↓
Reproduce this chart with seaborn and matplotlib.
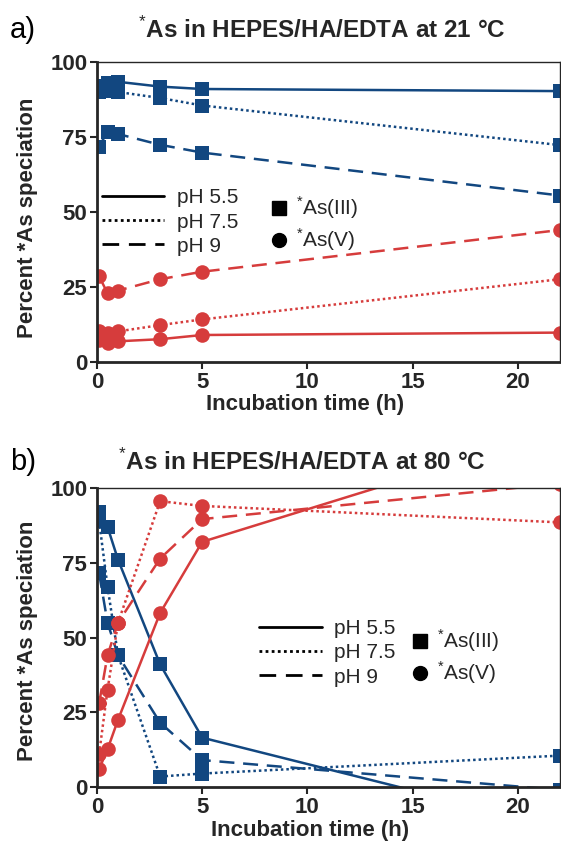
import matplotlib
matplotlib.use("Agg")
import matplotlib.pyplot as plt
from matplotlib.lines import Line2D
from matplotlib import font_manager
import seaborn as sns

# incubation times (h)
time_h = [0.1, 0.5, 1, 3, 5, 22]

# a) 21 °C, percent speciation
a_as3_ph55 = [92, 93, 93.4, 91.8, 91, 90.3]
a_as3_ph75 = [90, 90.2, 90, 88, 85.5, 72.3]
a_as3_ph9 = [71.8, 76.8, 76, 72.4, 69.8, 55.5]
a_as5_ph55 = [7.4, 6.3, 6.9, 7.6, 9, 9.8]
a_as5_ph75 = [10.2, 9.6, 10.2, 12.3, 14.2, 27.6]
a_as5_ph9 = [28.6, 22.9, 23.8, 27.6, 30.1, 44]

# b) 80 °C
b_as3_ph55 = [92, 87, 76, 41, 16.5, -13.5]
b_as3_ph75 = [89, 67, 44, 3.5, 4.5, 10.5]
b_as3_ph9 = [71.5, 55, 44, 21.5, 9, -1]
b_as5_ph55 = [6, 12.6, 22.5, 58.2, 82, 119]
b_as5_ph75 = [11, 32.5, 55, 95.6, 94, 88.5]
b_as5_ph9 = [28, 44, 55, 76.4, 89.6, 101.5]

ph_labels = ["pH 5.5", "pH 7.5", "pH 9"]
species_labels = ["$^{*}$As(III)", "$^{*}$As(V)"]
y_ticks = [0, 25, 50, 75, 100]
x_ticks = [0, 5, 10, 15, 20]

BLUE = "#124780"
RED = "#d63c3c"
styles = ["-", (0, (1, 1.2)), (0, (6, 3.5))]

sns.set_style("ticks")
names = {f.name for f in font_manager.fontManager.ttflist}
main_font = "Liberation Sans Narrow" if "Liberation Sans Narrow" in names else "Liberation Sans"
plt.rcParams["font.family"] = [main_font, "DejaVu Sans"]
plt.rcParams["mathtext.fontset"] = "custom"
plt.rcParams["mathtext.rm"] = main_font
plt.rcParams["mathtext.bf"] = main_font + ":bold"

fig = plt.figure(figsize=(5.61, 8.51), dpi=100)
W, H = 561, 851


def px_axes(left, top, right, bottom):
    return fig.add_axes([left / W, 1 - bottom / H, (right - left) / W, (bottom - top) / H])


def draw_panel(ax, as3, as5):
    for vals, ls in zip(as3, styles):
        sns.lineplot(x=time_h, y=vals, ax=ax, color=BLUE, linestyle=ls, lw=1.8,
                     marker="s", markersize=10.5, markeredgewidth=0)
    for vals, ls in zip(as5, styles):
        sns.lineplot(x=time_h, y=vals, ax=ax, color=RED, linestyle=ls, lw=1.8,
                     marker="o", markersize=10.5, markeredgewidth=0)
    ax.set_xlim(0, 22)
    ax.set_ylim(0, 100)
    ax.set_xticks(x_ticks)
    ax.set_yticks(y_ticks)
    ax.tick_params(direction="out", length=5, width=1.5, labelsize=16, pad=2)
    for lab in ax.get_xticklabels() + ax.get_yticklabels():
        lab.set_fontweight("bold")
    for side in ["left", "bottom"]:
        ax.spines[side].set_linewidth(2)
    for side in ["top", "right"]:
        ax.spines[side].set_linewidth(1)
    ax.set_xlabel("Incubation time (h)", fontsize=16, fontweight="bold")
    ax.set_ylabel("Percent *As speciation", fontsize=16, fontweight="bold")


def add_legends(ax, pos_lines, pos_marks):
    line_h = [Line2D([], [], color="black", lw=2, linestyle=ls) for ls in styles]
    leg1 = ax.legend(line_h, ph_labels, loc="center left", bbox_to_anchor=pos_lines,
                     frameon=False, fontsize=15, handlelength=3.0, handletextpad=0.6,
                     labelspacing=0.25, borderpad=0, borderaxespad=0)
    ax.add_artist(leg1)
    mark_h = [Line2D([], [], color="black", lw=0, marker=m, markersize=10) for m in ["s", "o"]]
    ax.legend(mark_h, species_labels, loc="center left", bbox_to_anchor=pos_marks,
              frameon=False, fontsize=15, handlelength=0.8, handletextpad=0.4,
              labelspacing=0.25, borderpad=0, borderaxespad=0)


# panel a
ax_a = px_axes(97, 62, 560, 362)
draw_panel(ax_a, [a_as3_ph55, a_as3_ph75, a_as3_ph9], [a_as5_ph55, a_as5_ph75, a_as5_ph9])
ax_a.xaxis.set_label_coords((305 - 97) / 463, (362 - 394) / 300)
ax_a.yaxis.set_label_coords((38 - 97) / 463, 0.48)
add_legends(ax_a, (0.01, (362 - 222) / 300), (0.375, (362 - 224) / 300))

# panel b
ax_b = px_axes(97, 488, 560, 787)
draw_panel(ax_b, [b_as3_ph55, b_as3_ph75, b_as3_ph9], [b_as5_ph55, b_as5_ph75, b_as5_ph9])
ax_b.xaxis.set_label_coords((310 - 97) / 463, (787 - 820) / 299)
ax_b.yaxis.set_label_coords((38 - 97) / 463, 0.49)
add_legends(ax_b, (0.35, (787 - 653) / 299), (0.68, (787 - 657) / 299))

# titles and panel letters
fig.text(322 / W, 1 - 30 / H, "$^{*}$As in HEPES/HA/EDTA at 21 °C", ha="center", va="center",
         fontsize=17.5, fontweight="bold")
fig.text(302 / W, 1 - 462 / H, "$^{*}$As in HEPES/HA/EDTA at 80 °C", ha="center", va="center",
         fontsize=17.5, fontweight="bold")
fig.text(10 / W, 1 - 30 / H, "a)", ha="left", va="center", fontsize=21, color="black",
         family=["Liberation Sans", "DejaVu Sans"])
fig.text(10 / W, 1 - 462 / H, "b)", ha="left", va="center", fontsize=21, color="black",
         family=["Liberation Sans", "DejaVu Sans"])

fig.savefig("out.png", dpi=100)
↑
__PROBLEM REQUIREMENTS__. Write out, word for word, the lines from the start of the data through the one holding "a_as5_ph9 = [28.6, 22.9, 23.8, 27.6, 30.1, 44]". Omit pictures.

__COMPLETE OUTPUT__.
Reproduce this chart with seaborn and matplotlib.
import matplotlib
matplotlib.use("Agg")
import matplotlib.pyplot as plt
from matplotlib.lines import Line2D
from matplotlib import font_manager
import seaborn as sns

# incubation times (h)
time_h = [0.1, 0.5, 1, 3, 5, 22]

# a) 21 °C, percent speciation
a_as3_ph55 = [92, 93, 93.4, 91.8, 91, 90.3]
a_as3_ph75 = [90, 90.2, 90, 88, 85.5, 72.3]
a_as3_ph9 = [71.8, 76.8, 76, 72.4, 69.8, 55.5]
a_as5_ph55 = [7.4, 6.3, 6.9, 7.6, 9, 9.8]
a_as5_ph75 = [10.2, 9.6, 10.2, 12.3, 14.2, 27.6]
a_as5_ph9 = [28.6, 22.9, 23.8, 27.6, 30.1, 44]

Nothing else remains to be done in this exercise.